Tuesday, February 4, 2025

Why the National Science Foundation Matters

The Trump administration has been aggressively attacking America's science organizations and institutions since Inauguration Day, including the National Science Foundation, commonly referred to by scientists as "NSF."  They placed a freeze on funding actions for a while (since unfrozen at least temporarily by the courts), have program managers reviewing grants for keywords that suggest violation of possible executive orders, and now are threatening to layoff 25 to 50% of the NSF staff.  

The importance of the NSF for US science, workforce development, and economic growth is enormous, but not always obvious.  When the military proposes to close a base, there's often a major uproar about how that will hurt the local economy.  If the NSF were severely restricted, there would be layoffs at universities across the country, including graduate students, post-docs, and staff.  There would also be long-term ripple effects on American innovation, national security, and economic development. Based on NSF funding, next-generation scientists are developed and companies launched. 

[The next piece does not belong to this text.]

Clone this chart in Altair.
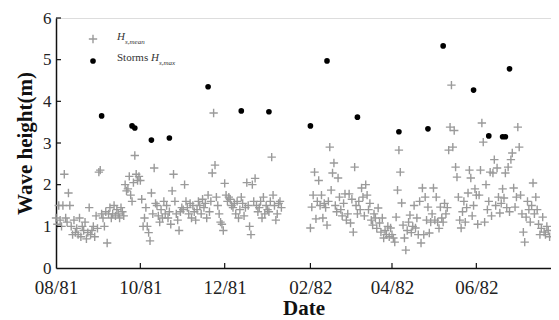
import altair as alt
import pandas as pd

# ---- data ----
month_starts = ["1981-08-01", "1981-09-01", "1981-10-01", "1981-11-01", "1981-12-01",
                "1982-01-01", "1982-02-01", "1982-03-01", "1982-04-01", "1982-05-01",
                "1982-06-01", "1982-07-01"]

aug81 = [1.2, 1.05, 1.5, 1.15, 1.0, 1.5, 2.25, 1.2, 1.1, 1.8, 1.5, 1.0, 0.8, 1.15, 0.85, 0.95,
         0.8, 1.2, 0.75, 1.0, 0.9, 1.1, 0.7, 0.85, 1.45, 0.8, 0.9, 1.0, 0.75, 1.25, 0.95]
sep81 = [2.3, 2.35, 1.3, 1.2, 1.0, 1.35, 0.6, 1.3, 1.45, 1.2, 1.3, 1.5, 1.25, 1.4, 1.3, 1.2,
         1.45, 1.35, 1.25, 2.0, 1.85, 1.9, 2.2, 1.75, 1.6, 2.05, 2.7, 2.25, 2.1, 2.2]
oct81 = [2.1, 1.65, 1.0, 1.2, 1.45, 1.0, 0.85, 0.65, 1.8, 1.3, 2.4, 1.55, 1.5, 1.25, 1.1, 1.4,
         1.2, 1.6, 1.3, 1.5, 1.2, 1.35, 1.05, 1.85, 2.25, 1.6, 1.3, 1.15, 0.9, 1.35, 1.45]
nov81 = [1.4, 2.0, 1.6, 1.45, 1.3, 1.55, 1.2, 1.5, 1.35, 1.15, 1.4, 1.6, 1.5, 1.3, 1.65, 1.45,
         1.55, 1.2, 1.75, 1.35, 1.6, 2.28, 3.72, 2.47, 1.7, 1.5, 1.3, 1.1, 1.05, 0.9]
dec81 = [2.03, 1.75, 1.6, 1.7, 1.65, 1.5, 1.45, 1.55, 1.3, 1.6, 1.2, 1.4, 1.7, 1.55, 1.25, 1.45,
         2.05, 1.5, 1.0, 0.8, 2.0, 1.6, 2.15, 1.5, 1.35, 1.45, 1.6, 1.2, 1.7, 1.3, 1.5]
jan82 = [1.4, 1.35, 1.6, 2.66, 1.75, 1.5, 1.15, 1.3, 1.55, 1.6, 1.45]
feb82 = [0.96, 1.46, 1.75, 2.3, 1.18, 1.6, 2.1, 1.5, 1.75, 1.2, 1.55, 1.45, 1.03, 1.6, 2.9, 1.87,
         2.28, 2.52, 1.5, 1.35, 2.16, 1.7, 1.4, 1.25, 1.55, 1.78, 1.15, 1.3]
mar82 = [1.78, 1.08, 1.65, 0.86, 2.42, 1.5, 1.3, 1.6, 1.4, 1.92, 1.7, 1.25, 2.0, 1.75, 1.4, 1.55,
         1.15, 1.03, 1.3, 1.2, 0.95, 1.44, 1.08, 0.86, 1.2, 0.72, 0.9, 0.8, 1.0, 0.75, 0.96]
apr82 = [0.8, 0.72, 0.62, 1.22, 1.87, 2.83, 2.3, 1.56, 1.03, 0.72, 0.43, 0.9, 1.1, 1.27, 0.85, 1.0,
         1.5, 0.96, 1.2, 0.8, 1.6, 0.6, 1.92, 0.8, 1.7, 1.15, 1.46, 0.84, 1.1, 1.3]
may82 = [1.92, 1.15, 1.7, 1.1, 0.95, 1.46, 1.2, 1.1, 1.55, 1.3, 1.45, 2.83, 3.38, 4.39, 2.9, 3.3,
         2.42, 2.18, 1.7, 1.15, 0.96, 1.35, 1.6, 1.1, 1.45, 1.8, 2.35, 2.16, 1.25, 1.5, 1.9]
jun82 = [1.75, 1.05, 1.75, 2.35, 3.48, 3.02, 1.1, 2.0, 1.4, 1.6, 2.3, 1.25, 2.28, 2.6, 1.5, 2.4,
         1.7, 1.32, 1.55, 1.9, 1.68, 2.28, 1.45, 2.42, 1.35, 2.6, 2.76, 1.92, 1.46, 1.7]
jul82 = [3.38, 2.9, 1.75, 1.3, 0.86, 0.62, 1.22, 1.6, 1.4, 1.1, 1.5, 2.04, 1.3, 1.7, 1.4, 1.05,
         0.8, 0.95, 1.22, 0.86, 0.8, 1.0, 0.9, 0.75]

storm_dates = ["1981-09-03", "1981-09-25", "1981-09-27", "1981-10-09", "1981-10-22", "1981-11-19",
               "1981-12-13", "1982-01-02", "1982-02-01", "1982-02-13", "1982-03-07", "1982-04-06",
               "1982-04-27", "1982-05-08", "1982-05-30", "1982-06-10", "1982-06-20", "1982-06-22",
               "1982-06-25"]
storm_vals = [3.65, 3.41, 3.36, 3.07, 3.12, 4.35, 3.77, 3.75, 3.41, 4.97, 3.62, 3.27,
              3.34, 5.33, 4.27, 3.17, 3.15, 3.15, 4.78]

tick_dates = ["1981-10-01", "1981-12-01", "1982-02-01", "1982-04-01", "1982-06-01"]
y_ticks = [1, 2, 3, 4, 5, 6]

# ---- build tables ----
months = [aug81, sep81, oct81, nov81, dec81, jan82, feb82, mar82, apr82, may82, jun82, jul82]
rows = []
for start, vals in zip(month_starts, months):
    d0 = pd.Timestamp(start)
    for i, v in enumerate(vals):
        rows.append({"date": d0 + pd.Timedelta(days=i), "h": v})
mean_df = pd.DataFrame(rows)
storm_df = pd.DataFrame({"date": pd.to_datetime(storm_dates), "h": storm_vals})
tick_df = pd.DataFrame({"date": pd.to_datetime(tick_dates)})
ytick_df = pd.DataFrame({"h": y_ticks})

W, H = 495, 250
FONT = "Liberation Serif"
x_dom = [pd.Timestamp("1981-08-01").isoformat(), pd.Timestamp("1982-07-25").isoformat()]
xscale = alt.Scale(domain=x_dom)
yscale = alt.Scale(domain=[0, 6])

x_axis = alt.Axis(title="Date", format="%m/%y", values=[pd.Timestamp(d).isoformat() for d in
                  ["1981-08-01"] + tick_dates], tickSize=0, labelPadding=10, grid=False,
                  labelFlush=False, labelOverlap=False,
                  labelFont=FONT, labelFontSize=19, labelColor="#222", titleFont=FONT,
                  titleFontSize=21, titleFontWeight="bold", titleColor="#111", titlePadding=0,
                  domainColor="#111", domainWidth=1.5)
y_axis = alt.Axis(title="Wave height(m)", values=[0, 1, 2, 3, 4, 5, 6], tickSize=0,
                  labelPadding=5, grid=False, labelFlush=False, labelFont=FONT, labelFontSize=17,
                  labelColor="#222", titleFont=FONT, titleFontSize=21,
                  titleFontWeight="bold", titleColor="#111", titlePadding=7,
                  domainColor="#111", domainWidth=1.5)

plus = "M-1,0L1,0M0,-1L0,1"

means = alt.Chart(mean_df).mark_point(shape=plus, filled=False, color="#9a9a9a",
                                      strokeWidth=1.4, size=70, opacity=1).encode(
    x=alt.X("date:T", scale=xscale, axis=x_axis),
    y=alt.Y("h:Q", scale=yscale, axis=y_axis),
)
storms = alt.Chart(storm_df).mark_circle(color="#000", size=32, opacity=1).encode(
    x=alt.X("date:T", scale=xscale),
    y=alt.Y("h:Q", scale=yscale),
)
xticks = alt.Chart(tick_df).mark_rule(color="#111", strokeWidth=1.2).encode(
    x=alt.X("date:T", scale=xscale), y=alt.value(H), y2=alt.value(H - 5))
yticks = alt.Chart(ytick_df).mark_rule(color="#111", strokeWidth=1.2).encode(
    y=alt.Y("h:Q", scale=yscale), x=alt.value(0), x2=alt.value(5))

# legend
leg = pd.DataFrame({"k": [0]})
leg_plus = alt.Chart(leg).mark_point(shape=plus, filled=False, color="#9a9a9a",
                                     strokeWidth=1.4, size=70, opacity=1).encode(
    x=alt.value(37), y=alt.value(21))
leg_dot = alt.Chart(leg).mark_circle(color="#000", size=32, opacity=1).encode(
    x=alt.value(37), y=alt.value(43))

def txt(s, x, y, size, style="normal"):
    return alt.Chart(pd.DataFrame({"t": [s]})).mark_text(
        font=FONT, fontSize=size, fontStyle=style, align="left", baseline="middle",
        color="#333").encode(text="t:N", x=alt.value(x), y=alt.value(y))

legend = (txt("H", 61, 19, 11, "italic") + txt("s,mean", 69, 24, 7, "italic")
          + txt("Storms", 61, 40, 11) + txt("H", 95, 40, 11, "italic")
          + txt("s,max", 103, 45, 7, "italic"))

chart = alt.layer(means, storms, xticks, yticks, leg_plus, leg_dot, legend).properties(
    width=W, height=H,
    autosize=alt.AutoSizeParams(type="none"),
    padding={"left": 48, "top": 10, "right": 0, "bottom": 50},
).configure_view(stroke=None).configure(background="white")

chart.save("out.html", embed_options={"renderer": "svg", "actions": False})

Rather than cite numbers, I want to tell a story of the importance of the NSF for my students and I and how this has provided tangible benefits for our nation.  In 1988 I walked into my undergraduate advisor's office at Penn State to discuss what classes I should take to finish my bachelor's degree in meteorology.  He asked me what I was going to do when I graduated and I said I had no idea.  He looked over my grades and said that I should go to graduate school.  I had never considered this before.  My father was a huge supporter of my education, but he went to community college and then night school for 7 years to earn his bachelors degree.  I figured a bachelors degree was enough and graduate school would be expensive.  I said this to my advisor and he said to me that I could get paid to go to graduate school.  That meeting changed my life.

I ended up going to graduate school with support for my graduate research assistantship coming from National Science Foundation grants.  I would not have earned a Ph.D. without that support and I never would have had the opportunity to collaborate with scientists from across the country and around the world.  

In graduate school I began to work with an atmospheric modeling system called the MM5.  Many people smarter than me at the National Science Foundation (supported by NSF) and Penn State (supported by NSF and other agencies) developed the MM5, but there weren't that many people using it because it took a lot of compute horsepower and thus was run primarily on expensive supercomputers.  However, desktop computing was getting cheaper, so we began to work to run the MM5 in "real time" on relatively cheap desktop computers.  We also formed an online user group, something that you would take for granted today, but was new at the time.  We also began to run real-time forecasts and post the results on the internet with access through a browser called Mosaic, one of the first web browsers which was released in 1993.  Eventually the MM5 was replaced by the WRF and over time this community grew to literally thousands of scientists, all sharing ideas, code, etc.  The WRF model today is widely used not just for research, but also by insurance companies, energy companies, forecasting companies, etc.  You see forecasts produced by the WRF on TV and don't even know it.  It is also used by the Air Force for battlefield forecasting.  It takes a village to do science like this and that village was supported by NSF.  One of my fellow graduate students formed one of the first renewable energy forecasting companies and used the WRF in their forecast systems.  

Eventually I joined the faculty at the University of Utah.  I have had continuous funding from the NSF through a total of 12 grants over the past 30 years.  Some of these grants have been research focused, others education focused.  With NSF support, we have brought mobile radars to Utah to give students hands on instruction in how to operate and use a scanning radar.  If you don't think this is important, just wait a few years because the radar revolution is coming.  Costs are dropping and private industry is now installing gap filling radars across the country.  Utah has some big radar gaps.  Those will be filled in the coming years to help with road weather forecasting and estimating snowpack accumulation for water resource management.  Oh yeah, and flash flood and other severe weather forecasts will get better. 

Many of my graduate students have been supported in full or in part by NSF funding.  Sure they did some good science along the way, but look what they are doing today for our Nation's economy and security. Weather affects 1/3 of the US economy.  I have former students working for companies like Amazon Prime Air, Vaisala, Spire, and Maxar.  Others are in the insurance industry (you think they care about hurricanes and wildfires?).  Others have started their own businesses.  I've had several Air Force officers who have earned their M.S. or Ph.Ds in my group, often working on projects that are supported by NSF.  As Sun Tzu wrote, "'Know the enemy, know yourself; your victory will never be endangered. Know the ground, know the weather; your victory will then be total."  These former students are building the new economy and protecting our nation.  

Support for NSF and the remarkable people that work at it is not an expense.  It is an investment.  An investment that fosters innovation, economic growth, and national security.  Burn it down at the country's peril. 

Any opinions or views expressed in this article and on this web site are those of the author and do not necessarily reflect those of the University of Utah or National Science Foundation.  They were prepared on a Tuesday night, during non-work hours, on my personal computer.